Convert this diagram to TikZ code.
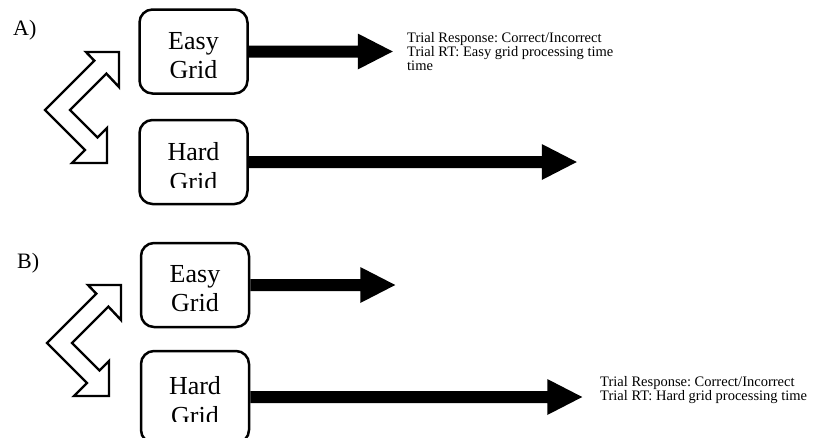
\documentclass[tikz,border=0pt]{standalone}
\usepackage{fontspec}
\setmainfont{Liberation Serif}
\frenchspacing
\usetikzlibrary{calc}

\tikzset{
  gridbox/.style={draw, line width=2.5pt, rounded corners=13pt,
    minimum width=108pt, minimum height=84pt, inner sep=0pt},
  gridtext/.style={anchor=north, inner sep=0pt, align=center,
    font=\fontsize{26}{29.5}\selectfont},
  outcome/.style={anchor=north west, inner sep=0pt, align=left,
    font=\fontsize{14.5}{14}\selectfont},
  panel/.style={anchor=base west, inner sep=0pt,
    font=\fontsize{22}{26}\selectfont},
  switcharrow/.style={draw, line width=2.4pt, fill=white, line join=miter},
}

% thick block arrow from a box anchor to a tip coordinate
\newcommand\fatarrow[2]{%
  \fill ($(#1)+(0,-6)$) -- ($(#2)+(-35,-6)$) -- ($(#2)+(-35,-18)$) -- (#2)
    -- ($(#2)+(-35,18)$) -- ($(#2)+(-35,6)$) -- ($(#1)+(0,6)$) -- cycle;}

% zig-zag double arrow (switch between the two grids)
\newcommand\switchshape{%
  \draw[switcharrow] (86,52) -- (119,52) -- (119,87) -- (106.4,73.6)
    -- (70,110) -- (97.5,137.5) -- (107,128) -- (107,163) -- (72,163)
    -- (85,150) -- (45,110) -- (94.3,60.7) -- cycle;}

\begin{document}
\begin{tikzpicture}[x=1pt, y=-1pt]
\useasboundingbox (0,0) rectangle (813,437);
\clip (0,0) rectangle (813,437);

% ---------------- panel A ----------------
\node[panel] (labA) at (13,35) {A)};
\switchshape

\node[gridbox] (easyA) at (193.5,51.5) {};
\node[gridbox] (hardA) at (193.5,162) {};

% box labels overflow their text area and are cut off at its lower edge
\begin{scope}
  \clip (easyA.north west) rectangle ($(easyA.north east)+(0,69)$);
  \node[gridtext] (easyAtext) at ($(easyA.north)+(0,24)$) {Easy\\Grid};
\end{scope}
\begin{scope}
  \clip (hardA.north west) rectangle ($(hardA.north east)+(0,69)$);
  \node[gridtext] (hardAtext) at ($(hardA.north)+(0,24)$) {Hard\\Grid};
\end{scope}

\coordinate (tipEasyA) at ($(easyA.east)+(144,0)$);
\coordinate (tipHardA) at ($(hardA.east)+(328,0)$);
\fatarrow{easyA.east}{tipEasyA}
\fatarrow{hardA.east}{tipHardA}

\node[outcome] (outA) at (407,32)
  {Trial Response: Correct/Incorrect\\Trial RT: Easy grid processing time\\time};

% ---------------- panel B ----------------
\node[panel] (labB) at (17,268) {B)};
\begin{scope}[shift={(2,233)}]
  \switchshape
\end{scope}

\node[gridbox] (easyB) at (195,285) {};
\node[gridbox, minimum height=92pt] (hardB) at (195,397) {};

\node[gridtext] (easyBtext) at ($(easyB.north)+(0,23.5)$) {Easy\\Grid};
\begin{scope}
  \clip (hardB.north west) rectangle ($(hardB.north east)+(0,72)$);
  \node[gridtext] (hardBtext) at ($(hardB.north)+(0,27)$) {Hard\\Grid};
\end{scope}

\coordinate (tipEasyB) at ($(easyB.east)+(145,0)$);
\coordinate (tipHardB) at ($(hardB.east)+(332,0)$);
\fatarrow{easyB.east}{tipEasyB}
\fatarrow{hardB.east}{tipHardB}

\node[outcome] (outB) at (600,376.5)
  {Trial Response: Correct/Incorrect\\Trial RT: Hard grid processing time};
\end{tikzpicture}
\end{document}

________________________

What is required — Leaving the pictures aside, transcribe the entire listing exactly.

The completed task —
Convert this diagram to TikZ code.
\documentclass[tikz,border=0pt]{standalone}
\usepackage{fontspec}
\setmainfont{Liberation Serif}
\frenchspacing
\usetikzlibrary{calc}

\tikzset{
  gridbox/.style={draw, line width=2.5pt, rounded corners=13pt,
    minimum width=108pt, minimum height=84pt, inner sep=0pt},
  gridtext/.style={anchor=north, inner sep=0pt, align=center,
    font=\fontsize{26}{29.5}\selectfont},
  outcome/.style={anchor=north west, inner sep=0pt, align=left,
    font=\fontsize{14.5}{14}\selectfont},
  panel/.style={anchor=base west, inner sep=0pt,
    font=\fontsize{22}{26}\selectfont},
  switcharrow/.style={draw, line width=2.4pt, fill=white, line join=miter},
}

% thick block arrow from a box anchor to a tip coordinate
\newcommand\fatarrow[2]{%
  \fill ($(#1)+(0,-6)$) -- ($(#2)+(-35,-6)$) -- ($(#2)+(-35,-18)$) -- (#2)
    -- ($(#2)+(-35,18)$) -- ($(#2)+(-35,6)$) -- ($(#1)+(0,6)$) -- cycle;}

% zig-zag double arrow (switch between the two grids)
\newcommand\switchshape{%
  \draw[switcharrow] (86,52) -- (119,52) -- (119,87) -- (106.4,73.6)
    -- (70,110) -- (97.5,137.5) -- (107,128) -- (107,163) -- (72,163)
    -- (85,150) -- (45,110) -- (94.3,60.7) -- cycle;}

\begin{document}
\begin{tikzpicture}[x=1pt, y=-1pt]
\useasboundingbox (0,0) rectangle (813,437);
\clip (0,0) rectangle (813,437);

% ---------------- panel A ----------------
\node[panel] (labA) at (13,35) {A)};
\switchshape

\node[gridbox] (easyA) at (193.5,51.5) {};
\node[gridbox] (hardA) at (193.5,162) {};

% box labels overflow their text area and are cut off at its lower edge
\begin{scope}
  \clip (easyA.north west) rectangle ($(easyA.north east)+(0,69)$);
  \node[gridtext] (easyAtext) at ($(easyA.north)+(0,24)$) {Easy\\Grid};
\end{scope}
\begin{scope}
  \clip (hardA.north west) rectangle ($(hardA.north east)+(0,69)$);
  \node[gridtext] (hardAtext) at ($(hardA.north)+(0,24)$) {Hard\\Grid};
\end{scope}

\coordinate (tipEasyA) at ($(easyA.east)+(144,0)$);
\coordinate (tipHardA) at ($(hardA.east)+(328,0)$);
\fatarrow{easyA.east}{tipEasyA}
\fatarrow{hardA.east}{tipHardA}

\node[outcome] (outA) at (407,32)
  {Trial Response: Correct/Incorrect\\Trial RT: Easy grid processing time\\time};

% ---------------- panel B ----------------
\node[panel] (labB) at (17,268) {B)};
\begin{scope}[shift={(2,233)}]
  \switchshape
\end{scope}

\node[gridbox] (easyB) at (195,285) {};
\node[gridbox, minimum height=92pt] (hardB) at (195,397) {};

\node[gridtext] (easyBtext) at ($(easyB.north)+(0,23.5)$) {Easy\\Grid};
\begin{scope}
  \clip (hardB.north west) rectangle ($(hardB.north east)+(0,72)$);
  \node[gridtext] (hardBtext) at ($(hardB.north)+(0,27)$) {Hard\\Grid};
\end{scope}

\coordinate (tipEasyB) at ($(easyB.east)+(145,0)$);
\coordinate (tipHardB) at ($(hardB.east)+(332,0)$);
\fatarrow{easyB.east}{tipEasyB}
\fatarrow{hardB.east}{tipHardB}

\node[outcome] (outB) at (600,376.5)
  {Trial Response: Correct/Incorrect\\Trial RT: Hard grid processing time};
\end{tikzpicture}
\end{document}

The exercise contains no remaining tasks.